Время шло, оно всегда идет, ему в равной степени плевать на всех – и на людей, и на санклитов, и на Охотников. Жизнь остановилась, моя душа заледенела, иногда казалось, что ее нет вовсе, а все подернутые мутной пленкой воспоминания лишь неясные сны, тайком, без ведома отца подсмотренные у кого-то нормального.
Антун женился вновь, привел в дом красавицу-санклитку Лилиану. Не знаю, почему она согласилась выйти за него, избалованнее женщины я не встречал. Должно быть, ей польстило внимание Великого Антуна, грела сердце перспектива стать своеобразной королевой санклитов. Ночами напролет из отцовской спальни доносились соответствующие медовому месяцу крики страсти. Вставала молодая мачеха поздно, порой только к вечеру. Я почти не видел ее, и меня это устраивало.
Прошло время и в опочивальне Лилианы стало тихо. Зато в остальных местах замка теперь тишины было не сыскать – разочарованная замужеством, которое, похоже, не оправдало ее чаяний, Лилиана закатывала скандалы везде, где только могла. Чаще всего доставалось прислуге, но пару раз женщина набросилась и на мужа.
В первый раз Антун ограничился тем, что рявкнул на нее так, что вздрогнули стены замка. Во второй повалил на пол ударом в лицо. А в третий подтащил ее за волосы к огню в камине и пообещал, что в следующий раз, когда ей вздумается поорать, он лично обеспечит ей причину для крика, сунув красивым личиком прямо в огонь.
Мачеха присмирела – понимала, что супруг угроз на ветер не бросает. Но скука никуда не делась, и она нашла себе новую игрушку – меня. Даже будучи наивным девственником, я понимал, чего она хочет, постоянно попадаясь на моем пути в весьма откровенных для того времени пеньюарах, приподнимающих и выставляющих на показ пышную грудь. Но судьба неожиданно предоставила пасынку Лилианы отсрочку – санклитка забеременела.
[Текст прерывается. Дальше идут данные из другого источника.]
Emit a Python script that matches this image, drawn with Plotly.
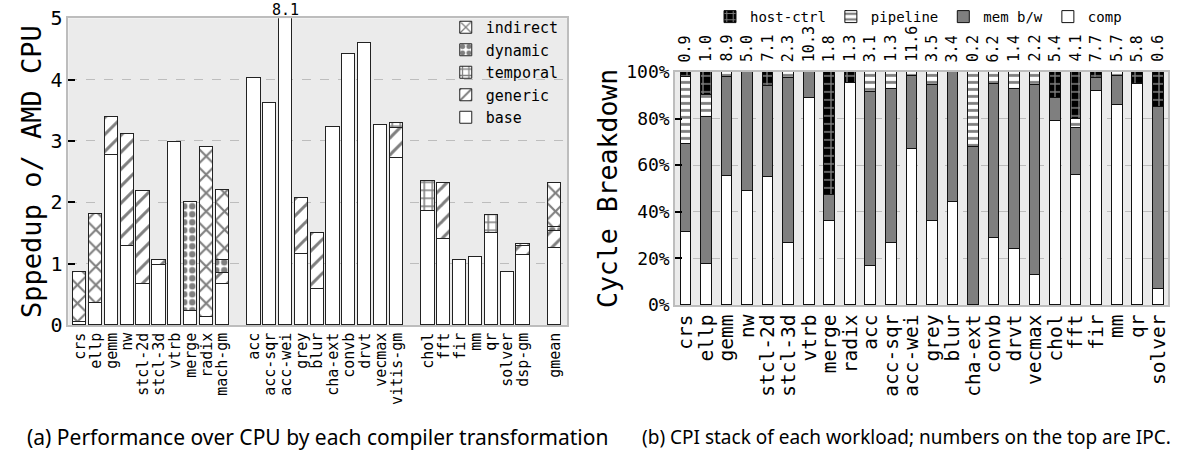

Женщина долго не могла в это поверить – ребенок был последним, чего бы она хотела. А невеселая перспектива ходить с пузом и рожать вообще сводила ее с ума. Скандалы вспыхнули вновь, но тут же затухли после напоминания отца об огне в камине. Досталось опять слугам. Дня не припомню, чтобы кто-то из горничных не рыдал в уголке – мачехе нравилось бить их, вырывать клочья волос с корнем. Думаю, прислуга откровенно злорадствовала в ту ночь, когда у Лилианы начались схватки.
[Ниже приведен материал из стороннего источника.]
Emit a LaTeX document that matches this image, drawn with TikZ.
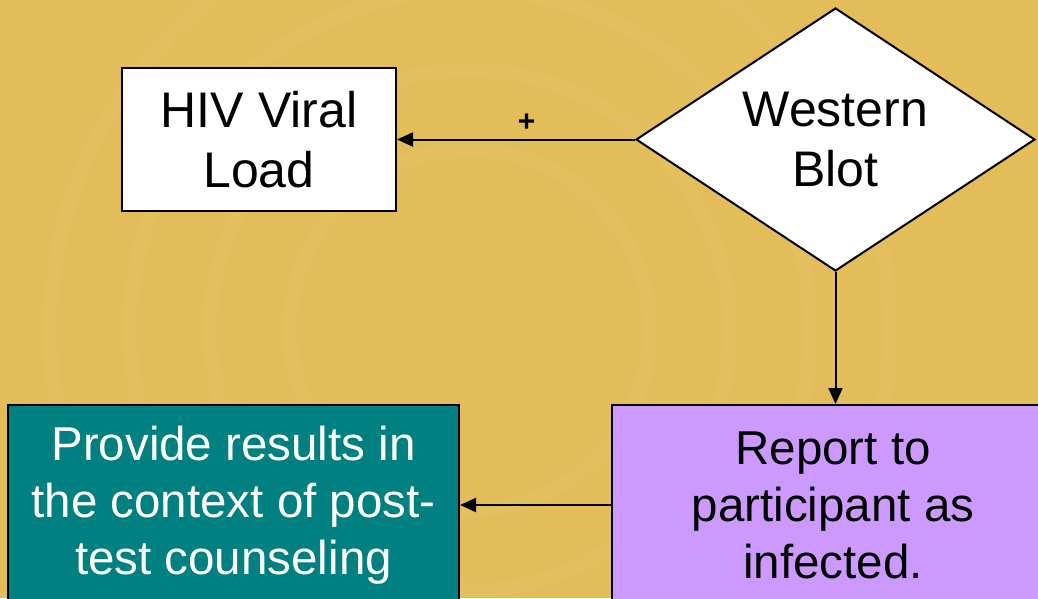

Ее крики огласили все окрестные земли. Бранные слова, проклятия и требования «немедля вырезать это отродье, что разрывает меня надвое, из утробы» лились из ее рта, пока на свет не появилась моя сестренка. В тот день я впервые видел первые секунды жизни санклита. Вернее, санклитки – это была крошечная рыжеволосая девочка. Нас, ожидающих, по обычаю, за ширмой, позвали, как только женщина разрешилась от бремени.
Отец увидел полыхающую пламенем головку и вздрогнул. Во мне промелькнула малодушная надежда, что Антун займется воспитанием этого Януша номер два, а меня оставит в покое. Но когда повитуха показала ему гениталии ребенка, отец скривился. Девочка. В кои-то веки я стал не самым большим его разочарованием!
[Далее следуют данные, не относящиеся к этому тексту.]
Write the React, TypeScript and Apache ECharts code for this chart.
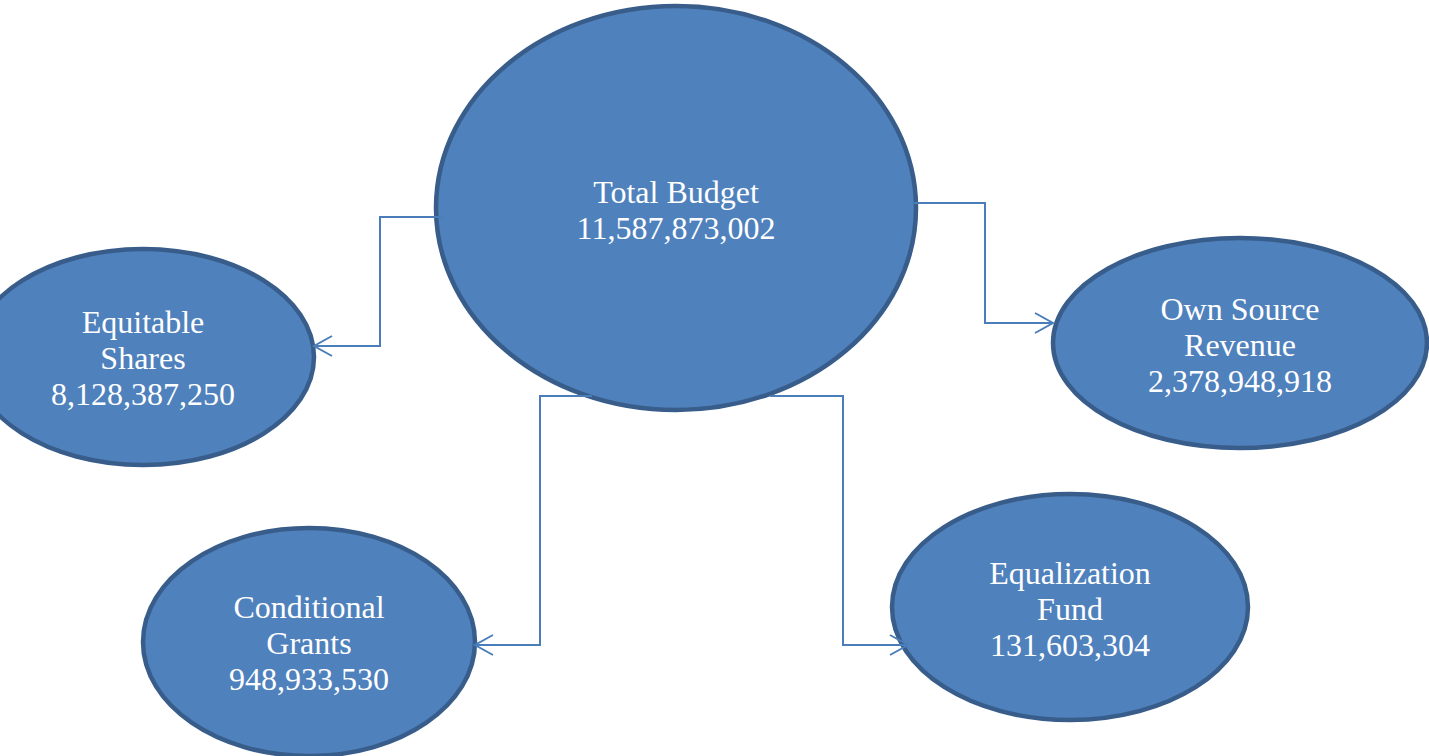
import React, { useEffect, useRef } from "react";
import * as echarts from "echarts";

// Node data
const nodeNames: string[][] = [
  ["Total Budget"],
  ["Equitable", "Shares"],
  ["Own Source", "Revenue"],
  ["Conditional", "Grants"],
  ["Equalization", "Fund"],
];
const nodeValues: number[] = [11587873002, 8128387250, 2378948918, 948933530, 131603304];

// Layout (pixels): ellipse centres and radii
const nodeCx = [676, 143, 1240, 309, 1070];
const nodeCy = [208, 357, 343, 642, 607];
const nodeRx = [240, 171, 187, 166, 178];
const nodeRy = [202, 108, 105, 114, 113];
const textTop = [192, 322, 309, 607, 573];

// Connectors: polyline points from total budget to each child (last point is arrow tip)
const connectors: number[][][] = [
  [[442, 217], [380, 217], [380, 346], [314, 346]],
  [[914, 203], [985, 203], [985, 323], [1053, 323]],
  [[592, 396], [540, 396], [540, 645], [475, 645]],
  [[770, 396], [843, 396], [843, 645], [908, 645]],
];

const fmt = (v: number) => v.toLocaleString("en-US");

export default function App() {
  const ref = useRef<HTMLDivElement>(null);
  useEffect(() => {
    if (!ref.current) return;
    const chart = echarts.init(ref.current, null, { renderer: "svg" });
    const elements: any[] = [];
    const lineColor = "#4A7EBB";
    nodeNames.forEach((lines, i) => {
      elements.push({
        type: "ellipse",
        shape: { cx: nodeCx[i], cy: nodeCy[i], rx: nodeRx[i], ry: nodeRy[i] },
        style: { fill: "#4F81BD", stroke: "#385D8A", lineWidth: 4.5 },
        z: 1,
      });
      const all = [...lines, fmt(nodeValues[i])];
      all.forEach((t, j) => {
        elements.push({
          type: "text",
          x: nodeCx[i],
          y: textTop[i] + j * 36,
          style: {
            text: t,
            fill: "#ffffff",
            font: "32px 'Liberation Serif', 'Times New Roman', serif",
            align: "center",
            verticalAlign: "middle",
          },
          z: 3,
        });
      });
    });
    connectors.forEach((pts) => {
      elements.push({
        type: "polyline",
        shape: { points: pts },
        style: { stroke: lineColor, lineWidth: 2, fill: null },
        z: 2,
      });
      const tip = pts[pts.length - 1];
      const prev = pts[pts.length - 2];
      const dir = Math.sign(tip[0] - prev[0]);
      elements.push({
        type: "polyline",
        shape: {
          points: [
            [tip[0] - dir * 18, tip[1] - 10],
            tip,
            [tip[0] - dir * 18, tip[1] + 10],
          ],
        },
        style: { stroke: lineColor, lineWidth: 2, fill: null },
        z: 2,
      });
    });
    chart.setOption({
      animation: false,
      backgroundColor: "#ffffff",
      graphic: { elements },
    });
    return () => chart.dispose();
  }, []);
  return (
    <div
      ref={ref}
      style={{ position: "fixed", left: 0, top: 0, width: 1429, height: 756 }}
    />
  );
}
Отец взял тщедушное тельце и переложил дочь на руки смертного, что стоял рядом. Так требовала традиция – первым делом санклит должен забрать жизнь человека, чтобы жить. Мужчина-жертва начал оседать на пол. Антун взял девочку из его рук, когда жизнь была отнята, и передал следующему. Но этот остался жив. Последовал нелестный отзыв о слабости юной санклитки:
– Такая же рохля, как ты, – бросил отец. – Тоже смог в рождение убить лишь одного человека. А вот Януш в день, когда появился на свет, отнял жизнь у двадцати человек! Двадцати! – он развернулся и, даже не глядя на Лилиану, ушел.
Крошка заплакала – тоненько, как котенок, запищала. Но она никому не была нужна. Мать отказалась даже смотреть на нее. Отец тоже ни разу на моей памяти в детскую не зашел. Няньки и кормилицы менялись едва ли не каждую неделю – выносить характер Лилианы не мог никто, даже за большие деньги.